▶ _Problem details_
The records below must be copied in full; omit the images.

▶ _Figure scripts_

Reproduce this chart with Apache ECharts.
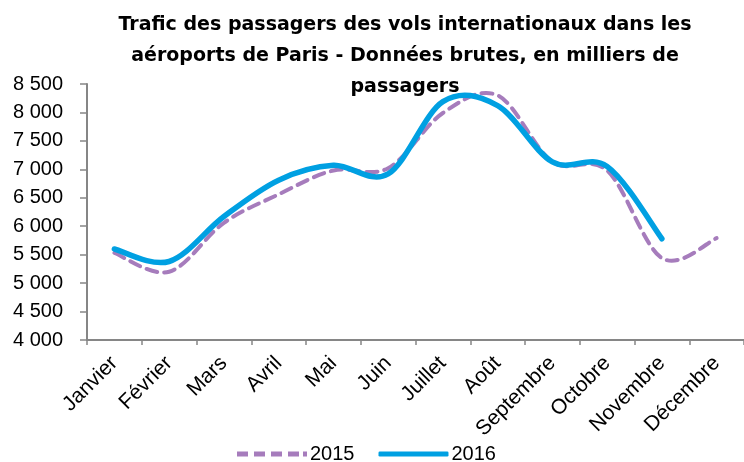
<!DOCTYPE html>
<html>
<head>
<meta charset="utf-8">
<script src="https://cdn.jsdelivr.net/npm/echarts@6/dist/echarts.min.js"></script>
<style>
  html, body { margin: 0; padding: 0; background: #fff; }
  #main { width: 744px; height: 462px; }
</style>
</head>
<body>
<div id="main"></div>
<script>
var chartDom = document.getElementById('main');
var myChart = echarts.init(chartDom);
var option;

// données (milliers de passagers)
var mois = ['Janvier', 'Février', 'Mars', 'Avril', 'Mai', 'Juin', 'Juillet', 'Août', 'Septembre', 'Octobre', 'Novembre', 'Décembre'];
var serie2015 = [5530, 5200, 6060, 6560, 6980, 7020, 7990, 8300, 7130, 6980, 5440, 5790];
var serie2016 = [5600, 5380, 6170, 6810, 7070, 6920, 8190, 8120, 7130, 7050, 5780];
var yMin = 4000;
var yMax = 8500;
var yStep = 500;

var violet = '#A67CBC';
var bleu = '#00A0E2';
var police = '"Liberation Sans", Arial, sans-serif';

// courbe lissée façon Excel (Catmull-Rom) posée sur les axes d'ECharts
function courbe(valeurs, style) {
    return function (params, api) {
        if (params.dataIndex !== 0) return null;
        var pts = valeurs.map(function (v, i) { return api.coord([i, v]); });
        var d = 'M' + pts[0][0] + ' ' + pts[0][1];
        for (var i = 0; i < pts.length - 1; i++) {
            var p0 = pts[Math.max(i - 1, 0)];
            var p1 = pts[i];
            var p2 = pts[i + 1];
            var p3 = pts[Math.min(i + 2, pts.length - 1)];
            d += ' C' + (p1[0] + (p2[0] - p0[0]) / 6) + ' ' + (p1[1] + (p2[1] - p0[1]) / 6) +
                ' ' + (p2[0] - (p3[0] - p1[0]) / 6) + ' ' + (p2[1] - (p3[1] - p1[1]) / 6) +
                ' ' + p2[0] + ' ' + p2[1];
        }
        return {
            type: 'path',
            shape: { pathData: d },
            style: style
        };
    };
}

option = {
    animation: false,
    title: {
        text: 'Trafic des passagers des vols internationaux dans les\naéroports de Paris - Données brutes, en milliers de\npassagers',
        left: 400,
        top: 5,
        textAlign: 'center',
        textStyle: {
            fontFamily: '"DejaVu Sans", sans-serif',
            fontSize: 19,
            fontWeight: 'bold',
            color: '#000',
            lineHeight: 31
        }
    },
    legend: {
        top: 439,
        left: 232,
        itemWidth: 70,
        itemHeight: 5,
        itemGap: 24,
        textStyle: { fontFamily: police, fontSize: 20, color: '#000', padding: [0, 0, 0, -2] },
        data: [
            { name: '2015', icon: 'path://M0,0H11V5H0Z M17,0H28V5H17Z M34,0H45V5H34Z M51,0H62V5H51Z M66,0H70V5H66Z' },
            { name: '2016', icon: 'roundRect' }
        ]
    },
    grid: {
        left: 87,
        right: -7,
        top: 84,
        bottom: 122
    },
    xAxis: {
        type: 'category',
        data: mois,
        boundaryGap: true,
        axisLine: { lineStyle: { color: '#868686', width: 2 } },
        axisTick: { show: true, length: 5, lineStyle: { color: '#868686', width: 1.5 } },
        axisLabel: {
            rotate: 45,
            interval: 0,
            margin: 20,
            fontFamily: police,
            fontSize: 21,
            color: '#000'
        }
    },
    yAxis: {
        type: 'value',
        min: yMin,
        max: yMax,
        interval: yStep,
        splitLine: { show: false },
        axisLine: { show: true, lineStyle: { color: '#868686', width: 2 } },
        axisTick: { show: true, length: 7, lineStyle: { color: '#868686', width: 1.5 } },
        axisLabel: {
            margin: 24,
            fontFamily: police,
            fontSize: 20,
            color: '#000',
            formatter: function (v) {
                return String(v).replace(/\B(?=(\d{3})+(?!\d))/g, ' ');
            }
        }
    },
    series: [
        {
            name: '2015',
            type: 'custom',
            data: serie2015,
            itemStyle: { color: violet },
            renderItem: courbe(serie2015, {
                fill: 'none', stroke: violet, lineWidth: 4, lineDash: [11, 7], lineCap: 'round'
            })
        },
        {
            name: '2016',
            type: 'custom',
            data: serie2016,
            itemStyle: { color: bleu },
            renderItem: courbe(serie2016, {
                fill: 'none', stroke: bleu, lineWidth: 5.5, lineCap: 'round', lineJoin: 'round'
            })
        }
    ]
};

option && myChart.setOption(option);
</script>
</body>
</html>
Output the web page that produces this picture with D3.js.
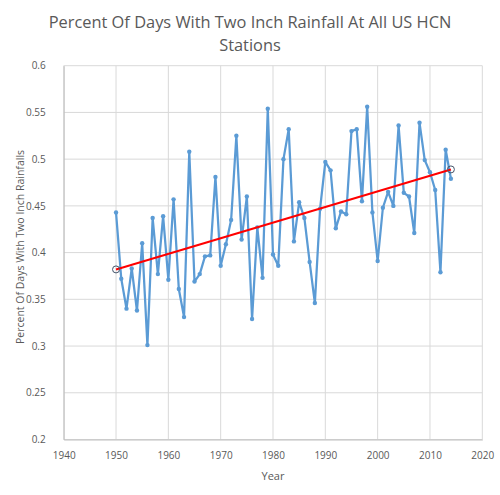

▶ _Written response_
Reproduce this chart with Apache ECharts.
<!DOCTYPE html>
<html>
<head>
<meta charset="utf-8">
<script src="https://cdn.jsdelivr.net/npm/echarts@6/dist/echarts.min.js"></script>
<style>
  html, body { margin: 0; padding: 0; background: #fff; }
  #main { width: 744px; height: 462px; }
</style>
</head>
<body>
<div id="main"></div>
<script>
var chartDom = document.getElementById('main');
var myChart = echarts.init(chartDom);
var option;

// données (milliers de passagers)
var mois = ['Janvier', 'Février', 'Mars', 'Avril', 'Mai', 'Juin', 'Juillet', 'Août', 'Septembre', 'Octobre', 'Novembre', 'Décembre'];
var serie2015 = [5530, 5200, 6060, 6560, 6980, 7020, 7990, 8300, 7130, 6980, 5440, 5790];
var serie2016 = [5600, 5380, 6170, 6810, 7070, 6920, 8190, 8120, 7130, 7050, 5780];
var yMin = 4000;
var yMax = 8500;
var yStep = 500;

var violet = '#A67CBC';
var bleu = '#00A0E2';
var police = '"Liberation Sans", Arial, sans-serif';

// courbe lissée façon Excel (Catmull-Rom) posée sur les axes d'ECharts
function courbe(valeurs, style) {
    return function (params, api) {
        if (params.dataIndex !== 0) return null;
        var pts = valeurs.map(function (v, i) { return api.coord([i, v]); });
        var d = 'M' + pts[0][0] + ' ' + pts[0][1];
        for (var i = 0; i < pts.length - 1; i++) {
            var p0 = pts[Math.max(i - 1, 0)];
            var p1 = pts[i];
            var p2 = pts[i + 1];
            var p3 = pts[Math.min(i + 2, pts.length - 1)];
            d += ' C' + (p1[0] + (p2[0] - p0[0]) / 6) + ' ' + (p1[1] + (p2[1] - p0[1]) / 6) +
                ' ' + (p2[0] - (p3[0] - p1[0]) / 6) + ' ' + (p2[1] - (p3[1] - p1[1]) / 6) +
                ' ' + p2[0] + ' ' + p2[1];
        }
        return {
            type: 'path',
            shape: { pathData: d },
            style: style
        };
    };
}

option = {
    animation: false,
    title: {
        text: 'Trafic des passagers des vols internationaux dans les\naéroports de Paris - Données brutes, en milliers de\npassagers',
        left: 400,
        top: 5,
        textAlign: 'center',
        textStyle: {
            fontFamily: '"DejaVu Sans", sans-serif',
            fontSize: 19,
            fontWeight: 'bold',
            color: '#000',
            lineHeight: 31
        }
    },
    legend: {
        top: 439,
        left: 232,
        itemWidth: 70,
        itemHeight: 5,
        itemGap: 24,
        textStyle: { fontFamily: police, fontSize: 20, color: '#000', padding: [0, 0, 0, -2] },
        data: [
            { name: '2015', icon: 'path://M0,0H11V5H0Z M17,0H28V5H17Z M34,0H45V5H34Z M51,0H62V5H51Z M66,0H70V5H66Z' },
            { name: '2016', icon: 'roundRect' }
        ]
    },
    grid: {
        left: 87,
        right: -7,
        top: 84,
        bottom: 122
    },
    xAxis: {
        type: 'category',
        data: mois,
        boundaryGap: true,
        axisLine: { lineStyle: { color: '#868686', width: 2 } },
        axisTick: { show: true, length: 5, lineStyle: { color: '#868686', width: 1.5 } },
        axisLabel: {
            rotate: 45,
            interval: 0,
            margin: 20,
            fontFamily: police,
            fontSize: 21,
            color: '#000'
        }
    },
    yAxis: {
        type: 'value',
        min: yMin,
        max: yMax,
        interval: yStep,
        splitLine: { show: false },
        axisLine: { show: true, lineStyle: { color: '#868686', width: 2 } },
        axisTick: { show: true, length: 7, lineStyle: { color: '#868686', width: 1.5 } },
        axisLabel: {
            margin: 24,
            fontFamily: police,
            fontSize: 20,
            color: '#000',
            formatter: function (v) {
                return String(v).replace(/\B(?=(\d{3})+(?!\d))/g, ' ');
            }
        }
    },
    series: [
        {
            name: '2015',
            type: 'custom',
            data: serie2015,
            itemStyle: { color: violet },
            renderItem: courbe(serie2015, {
                fill: 'none', stroke: violet, lineWidth: 4, lineDash: [11, 7], lineCap: 'round'
            })
        },
        {
            name: '2016',
            type: 'custom',
            data: serie2016,
            itemStyle: { color: bleu },
            renderItem: courbe(serie2016, {
                fill: 'none', stroke: bleu, lineWidth: 5.5, lineCap: 'round', lineJoin: 'round'
            })
        }
    ]
};

option && myChart.setOption(option);
</script>
</body>
</html>
Output the web page that produces this picture with D3.js.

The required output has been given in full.